Clin Rheumatol. 2025 Nov 26. doi: 10.1007/s10067-025-07824-y. Online ahead of print.
ABSTRACT
BACKGROUND: Patients with rheumatoid arthritis (RA) face significantly elevated cardiovascular risks, yet the underlying immunological mechanisms remain incompletely understood, particularly in refractory RA subgroups.
OBJECTIVE: To investigate the association between Th17/Treg immune imbalance and cardiovascular complications in RA patients, with a focus on delineating the unique pathological mechanisms in refractory subgroups.
METHODS: This single-center retrospective cohort study (2015-2024) included 3,464 RA patients (1,872 common RA; 1,592 refractory RA) diagnosed per 2010 ACR/EULAR criteria. Flow cytometry quantified Th17 and Treg absolute counts and ratios. Patients were stratified into four immunophenotypic subgroups: Group A (Treg-deficient/Th17-normal-or-low), Group B (Treg-normal-or-high/Th17-normal-or-low), Group C (Treg-normal-or-high/Th17-high), and Group D (Treg-deficient/Th17-high). Cardiovascular outcomes included coronary artery disease, myocardial infarction, and related events.

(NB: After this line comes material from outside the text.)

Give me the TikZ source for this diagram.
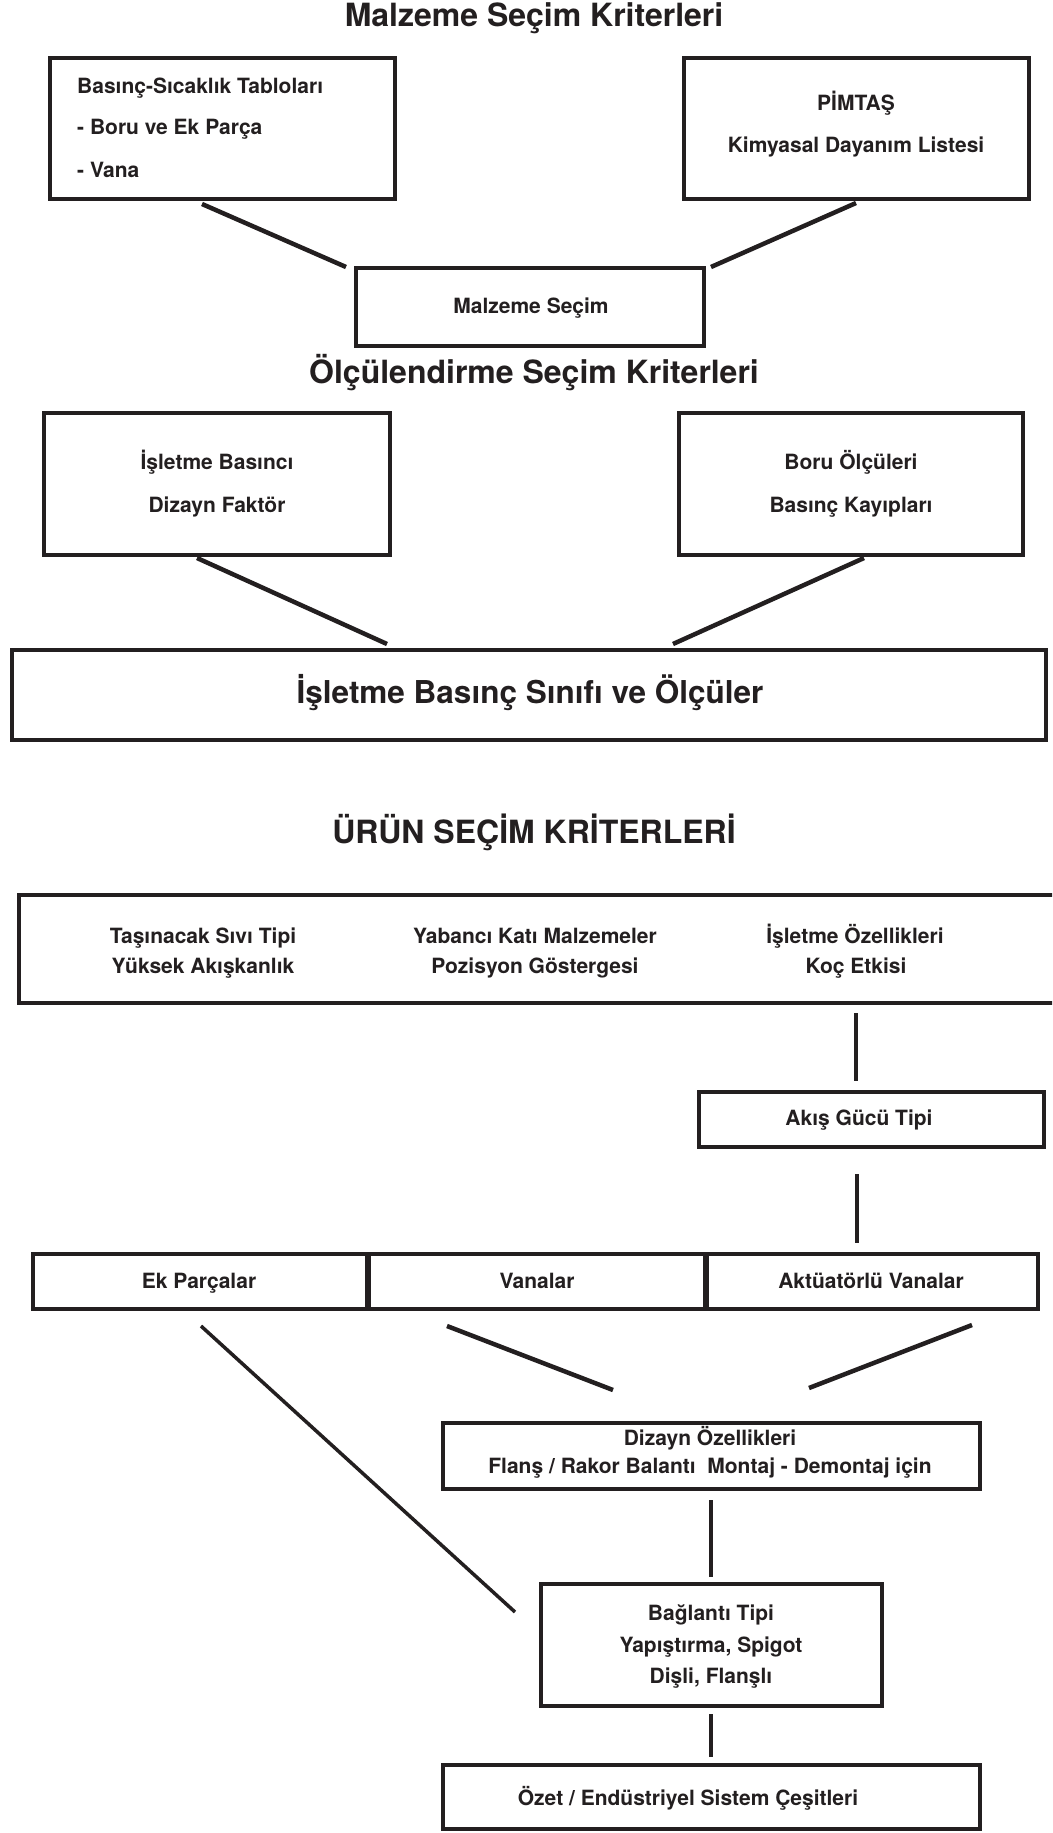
\documentclass[tikz,border=0pt]{standalone}
\usepackage{fontspec}
\setmainfont{TeX Gyre Heros}
\definecolor{ink}{RGB}{35,31,32}
\begin{document}
\begin{tikzpicture}[x=1pt,y=-1pt,
  box/.style={draw=ink, line width=4pt, inner sep=0pt, rectangle},
  txt/.style={text=ink, font=\bfseries\fontsize{21}{25}\selectfont, inner sep=0pt, anchor=base},
  ttl/.style={text=ink, font=\bfseries\fontsize{32}{38}\selectfont, inner sep=0pt, anchor=base},
  link/.style={draw=ink, line width=4.5pt},
  thinlink/.style={draw=ink, line width=3.5pt}]
\useasboundingbox (0,0) rectangle (1052,1833);
\clip (0,0) rectangle (1052,1833);
\fill[white] (0,0) rectangle (1052,1833);

% titles
\node[ttl] (t1) at (534,27) {Malzeme Seçim Kriterleri};
\node[ttl] (t2) at (534,383) {Ölçülendirme Seçim Kriterleri};
\node[ttl] (t3) at (534,843) {ÜRÜN SEÇİM KRİTERLERİ};

% boxes
\node[box, minimum width=345, minimum height=141] (A) at (222.5,128.5) {};
\node[box, minimum width=345, minimum height=141] (B) at (856.5,128.5) {};
\node[box, minimum width=348, minimum height=78] (MS) at (530,307) {};
\node[box, minimum width=346, minimum height=142] (C) at (217,484) {};
\node[box, minimum width=344, minimum height=142] (D) at (851,484) {};
\node[box, minimum width=1034, minimum height=90] (E) at (529,695) {};
\node[box, minimum width=1049, minimum height=108] (F) at (543.5,949) {};
\node[box, minimum width=345, minimum height=55] (AK) at (871.5,1119.5) {};
\node[box, minimum width=334, minimum height=55] (R1) at (200,1281.5) {};
\node[box, minimum width=336, minimum height=55] (R2) at (537,1281.5) {};
\node[box, minimum width=331, minimum height=55] (R3) at (872.5,1281.5) {};
\node[box, minimum width=537, minimum height=66] (DZ) at (711.5,1456) {};
\node[box, minimum width=341, minimum height=122] (BG) at (711.5,1645) {};
\node[box, minimum width=537, minimum height=64] (OZ) at (711.5,1797) {};

% texts
\node[txt, anchor=base west] (a1) at (77,94) {Basınç-Sıcaklık Tabloları};
\node[txt, anchor=base west] (a2) at (77,135) {- Boru ve Ek Parça};
\node[txt, anchor=base west] (a3) at (77,177) {- Vana};
\node[txt] (b1) at (856,111) {PİMTAŞ};
\node[txt] (b2) at (856,153) {Kimyasal Dayanım Listesi};
\node[txt] (ms1) at (531,313) {Malzeme Seçim};
\node[txt] (c1) at (217,469) {İşletme Basıncı};
\node[txt] (c2) at (217,512) {Dizayn Faktör};
\node[txt] (d1) at (851,469) {Boru Ölçüleri};
\node[txt] (d2) at (851,512) {Basınç Kayıpları};
\node[txt, font=\bfseries\fontsize{31.5}{36}\selectfont] (e1) at (530,703) {İşletme Basınç Sınıfı ve Ölçüler};
\node[txt] (f1) at (203,943) {Taşınacak Sıvı Tipi};
\node[txt] (f2) at (203,973) {Yüksek Akışkanlık};
\node[txt] (f3) at (535,943) {Yabancı Katı Malzemeler};
\node[txt] (f4) at (535,973) {Pozisyon Göstergesi};
\node[txt] (f5) at (855,943) {İşletme Özellikleri};
\node[txt] (f6) at (856,973) {Koç Etkisi};
\node[txt] (ak1) at (859,1125) {Akış Gücü Tipi};
\node[txt] (r1) at (199,1288) {Ek Parçalar};
\node[txt] (r2) at (537,1288) {Vanalar};
\node[txt] (r3) at (871,1288) {Aktüatörlü Vanalar};
\node[txt] (dz1) at (710,1445) {Dizayn Özellikleri};
\node[txt] (dz2) at (710,1473) {Flanş / Rakor Balantı\ \ Montaj - Demontaj için};
\node[txt] (bg1) at (711,1620) {Bağlantı Tipi};
\node[txt] (bg2) at (711,1652) {Yapıştırma, Spigot};
\node[txt] (bg3) at (711,1683) {Dişli, Flanşlı};
\node[txt] (oz1) at (688,1805) {Özet / Endüstriyel Sistem Çeşitleri};

% connector end points
\coordinate (k1a) at (202,204);  \coordinate (k1b) at (346,267);
\coordinate (k2a) at (856,203);  \coordinate (k2b) at (711,267);
\coordinate (k3a) at (197,558);  \coordinate (k3b) at (387,644);
\coordinate (k4a) at (864,558);  \coordinate (k4b) at (673,644);
\coordinate (k5a) at (856,1013); \coordinate (k5b) at (856,1081);
\coordinate (k6a) at (857,1174); \coordinate (k6b) at (857,1243);
\coordinate (k7a) at (201,1326); \coordinate (k7b) at (515,1612);
\coordinate (k8a) at (447,1326); \coordinate (k8b) at (613,1390);
\coordinate (k9a) at (972,1325); \coordinate (k9b) at (809,1388);
\coordinate (k10a) at (711,1500); \coordinate (k10b) at (711,1577);
\coordinate (k11a) at (711,1714); \coordinate (k11b) at (711,1757);

\draw[link] (k1a) -- (k1b);
\draw[link] (k2a) -- (k2b);
\draw[link] (k3a) -- (k3b);
\draw[link] (k4a) -- (k4b);
\draw[link] (k5a) -- (k5b);
\draw[link] (k6a) -- (k6b);
\draw[thinlink] (k7a) -- (k7b);
\draw[link] (k8a) -- (k8b);
\draw[link] (k9a) -- (k9b);
\draw[link] (k10a) -- (k10b);
\draw[link] (k11a) -- (k11b);
\end{tikzpicture}
\end{document}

RESULTS: In all RA, elevated Th17/Treg ratios correlated with increased cardiovascular risk (χ2 = 8.222, P = 0.016), while individual cell counts lacked predictive value. In refractory RA, Treg counts independently predicted events (χ2 = 6.050, P = 0.049), with Group A (Treg-deficient/Th17-normal-low) showing the highest event rate (9.4% vs. 4.9%, P = 0.048). Treg-deficient patients exhibited altered lipid profiles; Treg-normal-or-high refractory RA had higher smoking rates (20.0% vs. 12.6%, P = 0.008).
CONCLUSION: Th17/Treg imbalance serves as a central predictor of cardiovascular risk in general RA, whereas Treg deficiency dominates in refractory RA. The interplay between immune dysregulation (Treg exhaustion), pro-inflammatory HDL remodeling, and behavioral factors constructs an "immune-metabolic-environmental" axis driving cardiovascular pathogenesis. These findings provide novel biomarkers and precision intervention targets for stratified RA management. Key Points • Treg absolute count, not Th17/Treg ratio, independently predicts cardiovascular events in refractory RA. • A novel immunophenotypic stratification (Groups A-D) identifies high-risk Group A with the highest CAD incidence. • Treg deficiency drives pro-inflammatory HDL remodeling, revealing an immune-metabolic crosstalk in RA. • Distinct mechanisms exist between common and refractory RA, defining an integrated immune-metabolic-environmental axis.